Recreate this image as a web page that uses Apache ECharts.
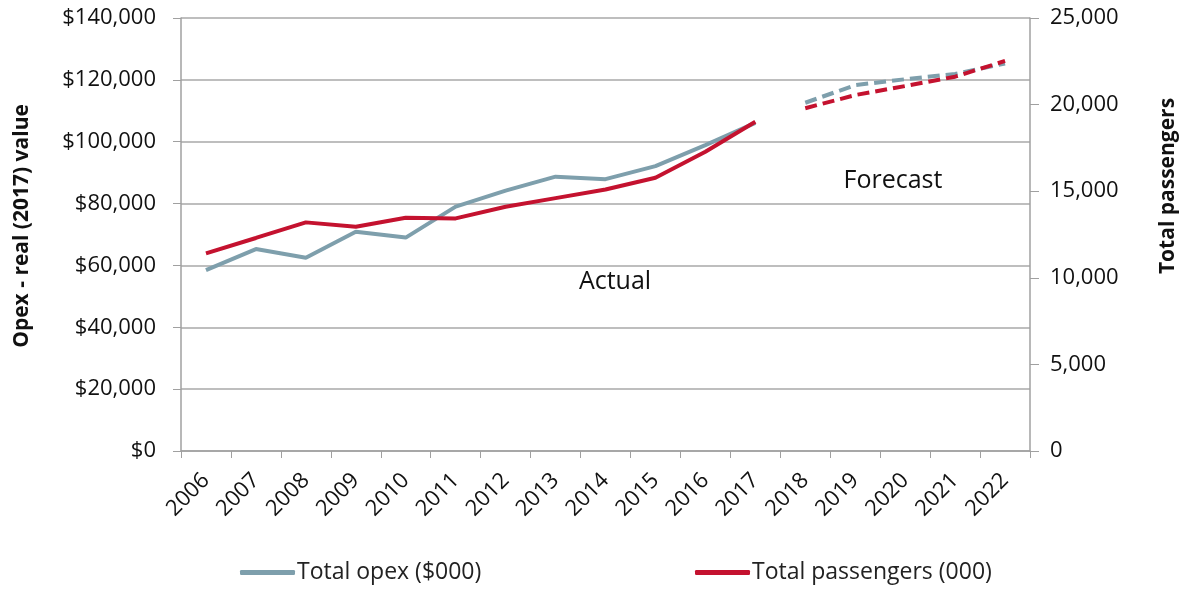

--

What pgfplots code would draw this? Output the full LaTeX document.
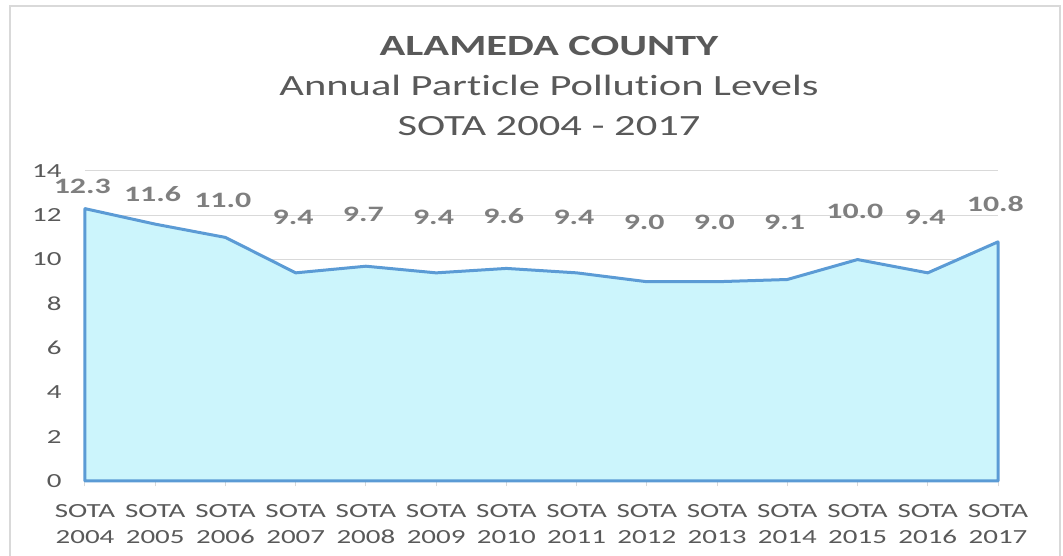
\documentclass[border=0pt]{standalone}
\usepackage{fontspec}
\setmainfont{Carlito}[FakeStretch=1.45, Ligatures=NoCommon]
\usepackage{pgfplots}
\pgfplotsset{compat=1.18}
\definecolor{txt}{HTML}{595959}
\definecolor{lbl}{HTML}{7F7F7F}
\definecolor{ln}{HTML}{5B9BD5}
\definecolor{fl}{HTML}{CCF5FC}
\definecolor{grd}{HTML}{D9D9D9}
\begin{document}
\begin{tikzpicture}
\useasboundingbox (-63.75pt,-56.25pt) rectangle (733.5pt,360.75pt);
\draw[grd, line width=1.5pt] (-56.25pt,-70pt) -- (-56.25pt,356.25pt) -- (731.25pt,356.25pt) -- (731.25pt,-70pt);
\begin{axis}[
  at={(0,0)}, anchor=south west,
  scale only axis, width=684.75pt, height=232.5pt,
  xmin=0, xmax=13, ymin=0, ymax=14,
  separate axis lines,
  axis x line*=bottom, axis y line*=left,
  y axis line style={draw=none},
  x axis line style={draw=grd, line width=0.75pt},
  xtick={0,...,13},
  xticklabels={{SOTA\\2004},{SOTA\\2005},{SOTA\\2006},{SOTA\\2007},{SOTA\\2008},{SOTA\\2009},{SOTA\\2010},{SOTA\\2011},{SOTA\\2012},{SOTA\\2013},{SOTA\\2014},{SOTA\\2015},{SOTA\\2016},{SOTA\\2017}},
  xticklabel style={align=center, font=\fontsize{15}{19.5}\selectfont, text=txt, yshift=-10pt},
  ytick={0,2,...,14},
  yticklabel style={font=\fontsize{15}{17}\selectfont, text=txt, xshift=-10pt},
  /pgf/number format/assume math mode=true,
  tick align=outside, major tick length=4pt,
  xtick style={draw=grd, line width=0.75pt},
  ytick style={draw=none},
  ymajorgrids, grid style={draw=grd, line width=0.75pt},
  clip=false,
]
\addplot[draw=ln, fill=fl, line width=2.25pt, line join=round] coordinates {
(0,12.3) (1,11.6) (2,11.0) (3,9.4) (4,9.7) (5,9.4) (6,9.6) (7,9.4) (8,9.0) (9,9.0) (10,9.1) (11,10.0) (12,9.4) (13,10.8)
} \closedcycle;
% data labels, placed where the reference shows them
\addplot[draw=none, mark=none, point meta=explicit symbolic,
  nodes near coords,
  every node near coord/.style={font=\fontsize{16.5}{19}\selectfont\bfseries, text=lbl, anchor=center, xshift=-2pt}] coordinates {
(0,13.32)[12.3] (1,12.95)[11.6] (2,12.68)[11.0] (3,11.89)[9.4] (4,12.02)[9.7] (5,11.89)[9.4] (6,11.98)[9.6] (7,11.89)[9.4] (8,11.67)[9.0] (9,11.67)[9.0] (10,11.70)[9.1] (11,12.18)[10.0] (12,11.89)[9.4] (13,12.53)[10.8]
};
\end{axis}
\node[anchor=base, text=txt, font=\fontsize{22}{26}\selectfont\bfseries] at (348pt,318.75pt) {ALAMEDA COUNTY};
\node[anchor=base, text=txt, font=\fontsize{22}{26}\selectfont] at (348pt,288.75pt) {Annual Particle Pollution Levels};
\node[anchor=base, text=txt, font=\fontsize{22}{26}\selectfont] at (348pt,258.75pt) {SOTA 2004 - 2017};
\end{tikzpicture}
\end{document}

### Aim of the task:
Pick out the lines that have the word "this". Copy them all.

### Answer to the task:
Recreate this image as a web page that uses Apache ECharts.
What pgfplots code would draw this? Output the full LaTeX document.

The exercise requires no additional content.